It is now hard to imagine a world with no mobile phones, or internet, or laptop computers. But that was the world back in 1975, the year when millions of beach hotel bookings were cancelled and a whole generation of people would be scared to even dip their toes in the sea, lest the great white bogeyman got them.
This month marks the 40th anniversary of the release of a movie which seemed doomed to fail. Jaws opened in 466 cinema screens across America on June 20, 1975.
The story is, on the surface, straightforward enough; Great white shark picks the warm waters around the holiday resort of Amity Island as feeding grounds. The island’s chief of police (Roy Scheider), an ichthyologist (Richard Dreyfuss), and a seasoned shark hunter (Robert Shaw) team up to catch the beast.
Of course, there are many underlying themes both in the movie and the book which it based upon, and scholars and film experts have interpreted Jaws as everything from a tale of masculinity in crisis to a post-Watergate, paranoia-filled story of corrupt authorities.
Whatever your take on it is, the truth is that Jaws heralded a fundamental cultural shift in the way the movie industry worked, and it can be argued that it singlehandedly gave birth to the summer blockbuster phenomenon.
Yet, for all its well-deserved merits, the production of Jaws was fraught with problems. For starters, the movie’s very centrepiece, the shark itself, never really worked the way it was supposed to. Nicknamed Bruce, after Steven Spielberg’s lawyer, the shark model was a mechanical contraption which worked just fine in the testing warehouse, but the moment it was launched into seawater, Bruce floundered big time. Shot after shot and day after day of wasted footage became the norm for the production crew, and the movie would eventually –and spectacularly- overshoot its production schedule and budget. Spielberg himself thought he would never be allowed to direct another movie again.

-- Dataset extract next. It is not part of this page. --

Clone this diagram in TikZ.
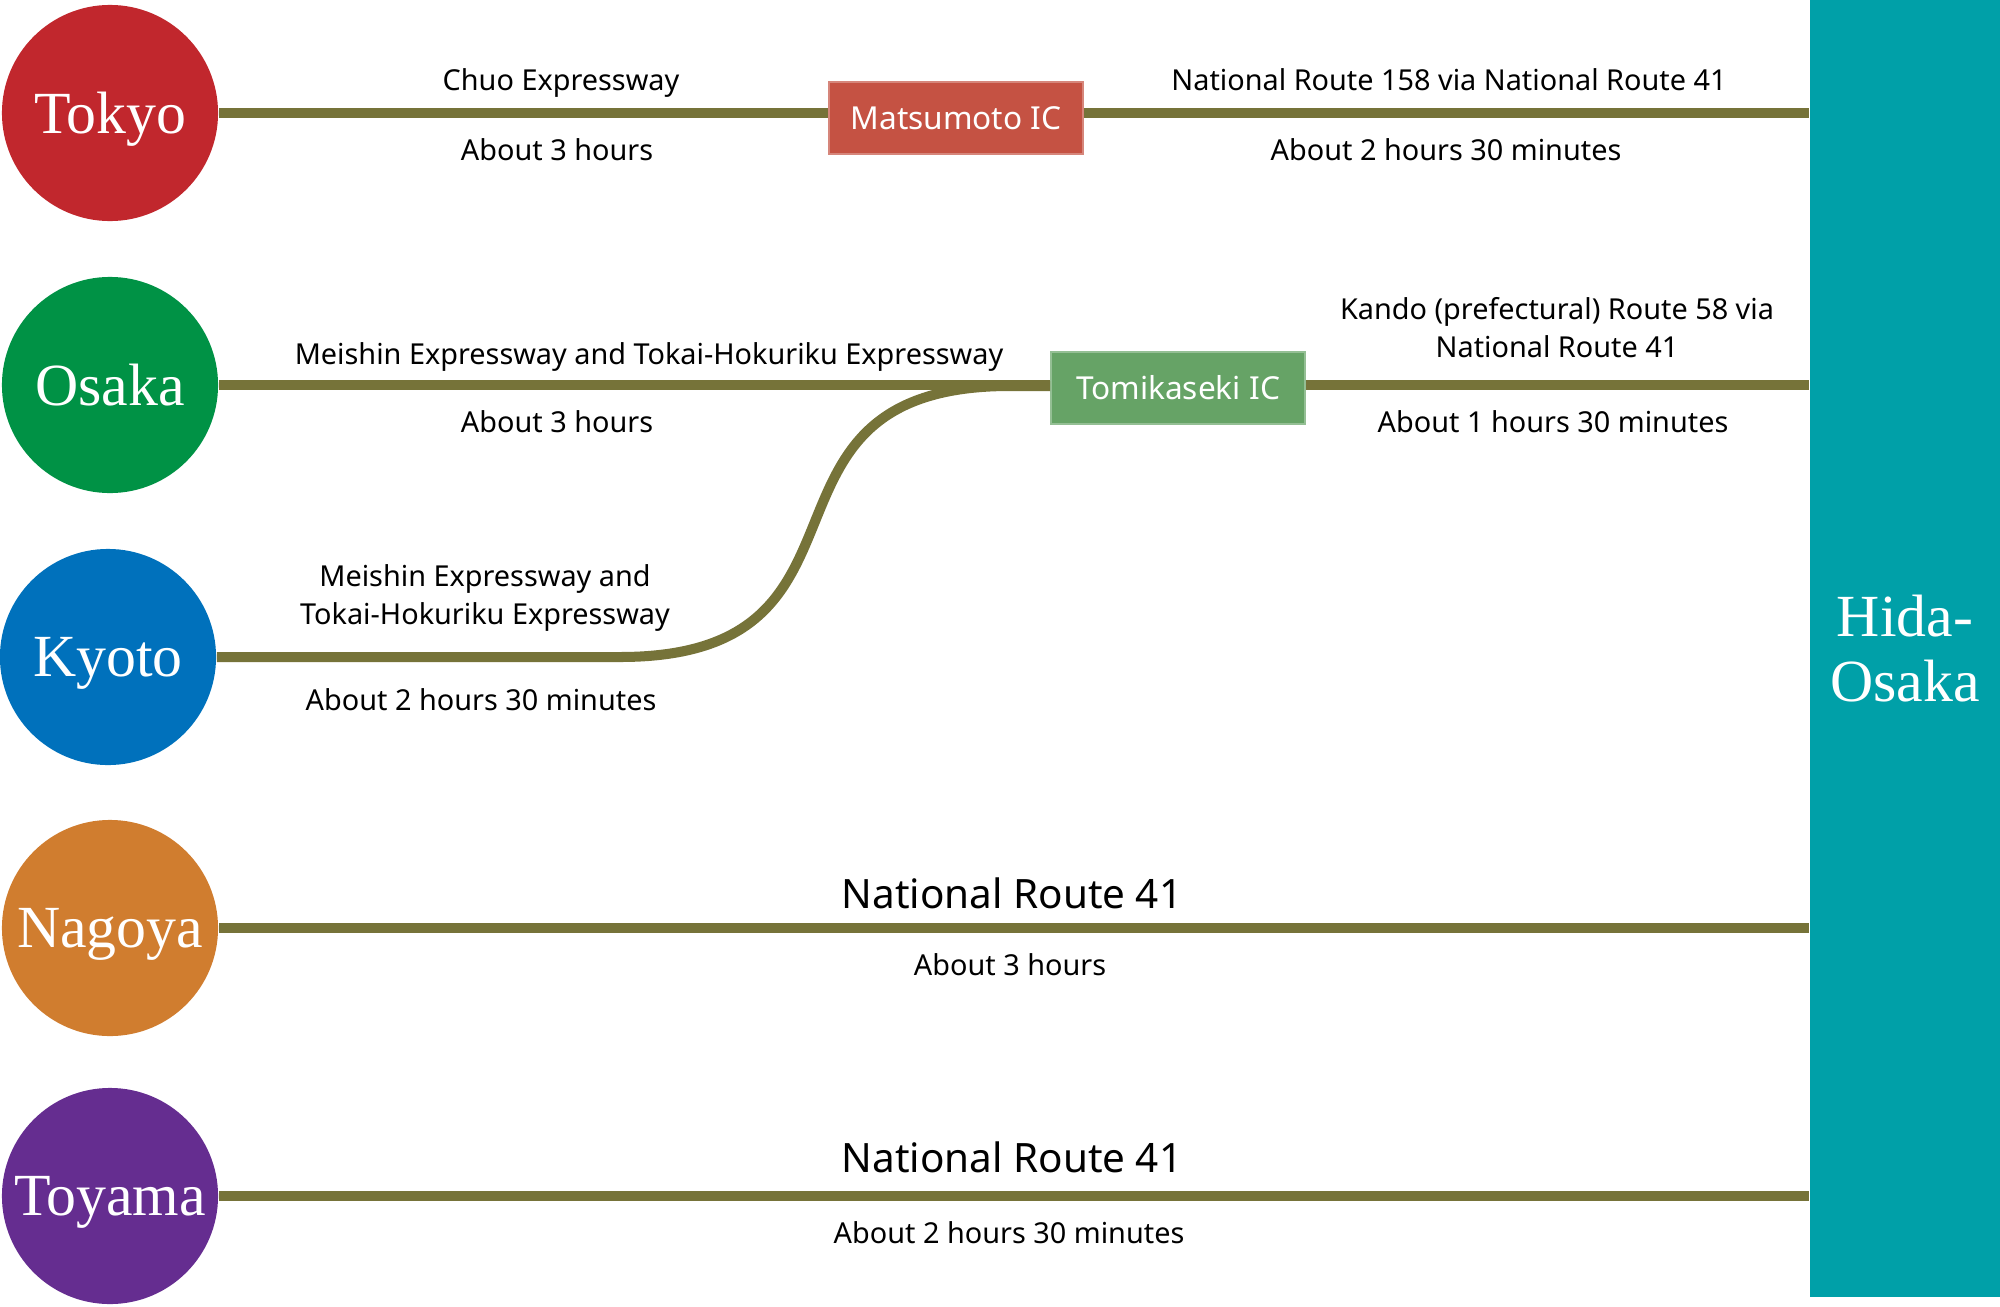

Yet, in a way, Bruce’s failure would become the very reason that Jaws’s tension and frights worked so well. Out of sheer necessity, since the thing wouldn’t work properly anyway, Spielberg was forced to show as little of the shark as possible, and just like that, the magic happened. It was what you didn’t see that frightened you. The sense of unseen menace. Brief, close up shots of a giant sea monster lurking beneath the waves teased the audience’s primal instincts, and long enduring images would become etched in the minds of millions of people worldwide.

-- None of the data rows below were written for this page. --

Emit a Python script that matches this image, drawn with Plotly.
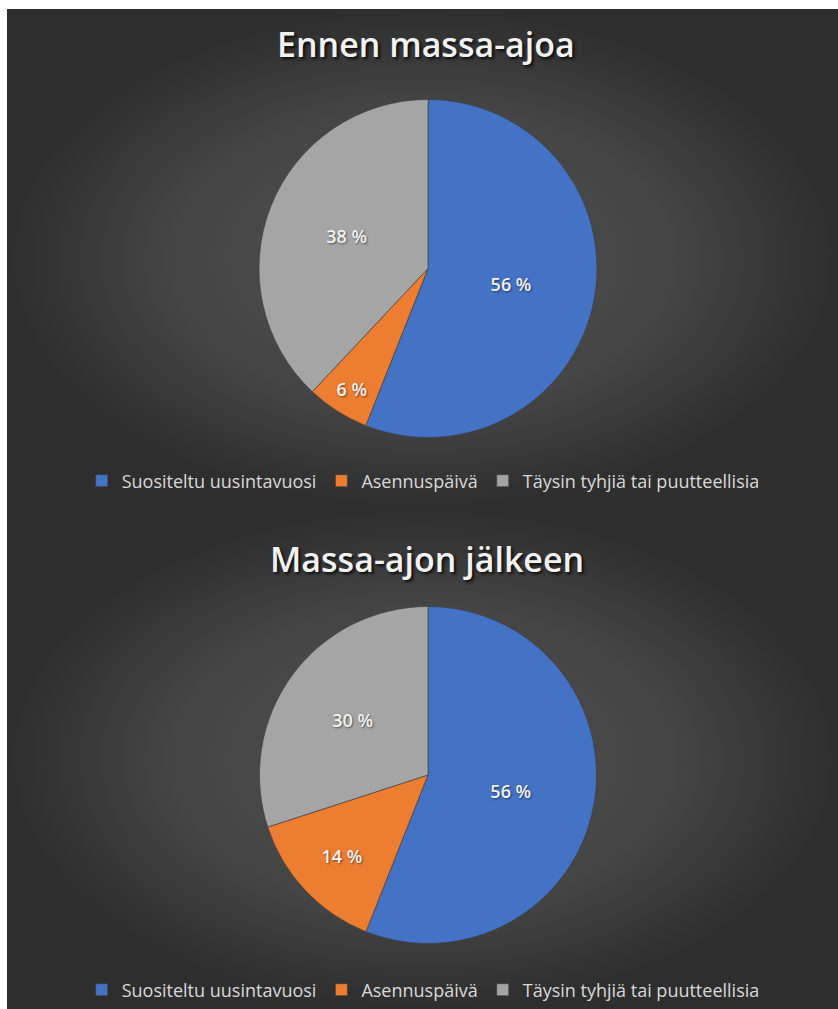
import plotly.graph_objects as go

categories = ["Suositeltu uusintavuosi", "Asennuspäivä", "Täysin tyhjiä tai puutteellisia"]
before_values = [56, 6, 38]
after_values = [56, 14, 30]
titles = ["Ennen massa-ajoa", "Massa-ajon jälkeen"]
colors = ["#4472C4", "#ED7D31", "#A5A5A5"]

W, H = 838, 1009
FONT = "Open Sans"

fig = go.Figure()

# background panels (radial gradient like the Excel chart area)
panels = [(7, W, 9, 508), (7, W, 508, H)]
for x0, x1, y0, y1 in panels:
    fig.add_trace(go.Scatter(
        x=[x0, x1, x1, x0, x0], y=[y0, y0, y1, y1, y0],
        mode="lines", line=dict(width=0), fill="toself",
        fillgradient=dict(type="radial",
                          colorscale=[[0, "#505050"], [0.6, "#454545"], [1, "#2e2e2e"]]),
        hoverinfo="skip", showlegend=False, xaxis="x", yaxis="y"))

def dom(cx, cy, r):
    return dict(x=[(cx - r) / W, (cx + r) / W], y=[1 - (cy + r) / H, 1 - (cy - r) / H])

pies = [(before_values, dom(428, 268.5, 169), "legend", "a"),
        (after_values, dom(428, 775, 168.5), "legend2", "b")]
for vals, d, lg, grp in pies:
    fig.add_trace(go.Pie(
        labels=categories, values=vals, sort=False, direction="clockwise", rotation=0,
        marker=dict(colors=colors, line=dict(color="#3a3a3a", width=0.6)),
        texttemplate="%{value} %", textposition="inside", insidetextorientation="horizontal",
        textfont=dict(family=FONT, size=18, color="#f2f2f2", weight=600,
                      shadow="1px 1px 2px rgba(0,0,0,0.5)"),
        domain=d, legend=lg, legendgroup=grp, hoverinfo="label+percent"))

legend_common = dict(orientation="h", xanchor="center", x=0.505, yanchor="middle",
                     font=dict(family=FONT, size=18, color="#d9d9d9"),
                     bgcolor="rgba(0,0,0,0)", itemwidth=30,
                     traceorder="normal")

title_font = dict(family=FONT, size=34, color="#f2f2f2", weight=600,
                  shadow="2px 2px 3px rgba(0,0,0,0.8)")

fig.update_layout(
    width=W, height=H, margin=dict(l=0, r=0, t=0, b=0),
    paper_bgcolor="white", plot_bgcolor="white",
    xaxis=dict(range=[0, W], domain=[0, 1], visible=False, fixedrange=True),
    yaxis=dict(range=[H, 0], domain=[0, 1], visible=False, fixedrange=True),
    legend=dict(y=1 - 481 / H, **legend_common),
    legend2=dict(y=1 - 990 / H, **legend_common),
    annotations=[
        dict(text=titles[0], x=426 / W, y=1 - 44 / H, xref="paper", yref="paper",
             showarrow=False, xanchor="center", yanchor="middle", font=title_font),
        dict(text=titles[1], x=427 / W, y=1 - 559 / H, xref="paper", yref="paper",
             showarrow=False, xanchor="center", yanchor="middle", font=title_font),
    ],
    showlegend=True,
)

fig.write_html("out.html")
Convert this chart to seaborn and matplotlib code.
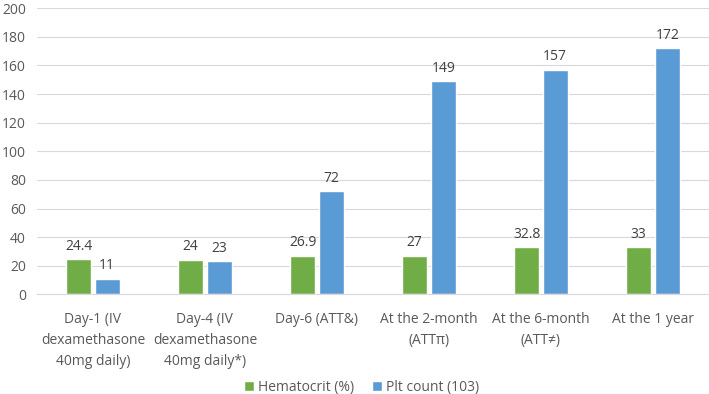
import pandas as pd
import seaborn as sns
import matplotlib.pyplot as plt

# valores
categorias = ['Day-1 (IV\ndexamethasone\n40mg daily)', 'Day-4 (IV\ndexamethasone\n40mg daily*)',
              'Day-6 (ATT&)', 'At the 2-month\n(ATTπ)', 'At the 6-month\n(ATT≠)', 'At the 1 year']
hematocrito = [24.4, 24, 26.9, 27, 32.8, 33]
plaquetas = [11, 23, 72, 149, 157, 172]
series = ['Hematocrit (%)', 'Plt count (103)']

df = pd.DataFrame({
    'cat': categorias * 2,
    'valor': hematocrito + plaquetas,
    'serie': [series[0]] * 6 + [series[1]] * 6,
})

sns.set_style('white')
plt.rcParams['font.family'] = ['Open Sans', 'DejaVu Sans']
cinza = '#595959'

fig = plt.figure(figsize=(7.09, 3.94), dpi=100)
ax = fig.add_axes([0.052, 0.253, 0.948, 0.726])
sns.barplot(data=df, x='cat', y='valor', hue='serie', palette=['#70AD47', '#5B9BD5'],
            saturation=1, width=0.51, gap=0.125, ax=ax, legend=True)

for cont in ax.containers:
    labels = [f'{v:g}' for v in cont.datavalues]
    ax.bar_label(cont, labels=labels, padding=4, fontsize=10, color='#404040')

ax.set_ylim(0, 200)
ax.set_yticks(range(0, 201, 20))
ax.set_xlim(-0.5, 5.5)
ax.yaxis.grid(True, color='#D9D9D9', linewidth=0.8)
ax.set_axisbelow(True)
for s in ['top', 'right', 'left']:
    ax.spines[s].set_visible(False)
ax.spines['bottom'].set_color('#D9D9D9')
ax.tick_params(axis='y', length=0, labelsize=10, labelcolor=cinza, pad=8)
ax.tick_params(axis='x', length=0, labelsize=10, labelcolor=cinza, pad=13)
for lbl in ax.get_xticklabels():
    lbl.set_linespacing(1.55)
ax.set_xlabel('')
ax.set_ylabel('')

ax.legend(loc='upper center', bbox_to_anchor=(0.483, -0.255), ncol=2, frameon=False,
          fontsize=10, labelcolor=cinza, handlelength=0.7, handleheight=0.7,
          columnspacing=1.3, handletextpad=0.3)

plt.savefig('out.png', dpi=100)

Many believe, and would not get argument for me, that the template for the summer blockbuster was laid out in Jaws’ very fabric. A whole generation of so-called ‘mall-kids’ would begin flocking to multiplexes nationwide, summer after summer, to watch the latest big-budget wonder from A-list studios. And lots of kids meant lots of dollars.
The summer months had traditionally been considered “slow” in terms of big cinema releases. But Bruce changed all that. Producers soon realized that summer was the prime time for movie audiences. The entire release calendar was modified after Jaws’ massive success.
Jaws sold 25m tickets in the first month after release. Worldwide, it made close to $2bn, when adjusted to inflation.
And just like that, the summer blockbuster machine was born.
Of course, the trend has continued over the years. Every summer, our movie screens are graced with the latest Hollywood production, flashier, longer, and louder than the one that came the previous year.
This summer here in Ireland will see the release of the latest instalment in the Terminator franchise, Terminator: Genisys (July 2), and of course, the new Jurassic movie, Jurassic World, is just around the corner (June 12). And for the smallies in the house (and the not so small, as the minions seem to have quite a wide-reaching appeal), the Minions movie is hitting our cinemas on June 26.
40 years on, and probably for 40 or a 100 more, the movie screens will be packed, summer after summer, and overpriced popcorn will make someone a bit richer every time. Yet, that is the enduring magic of cinema.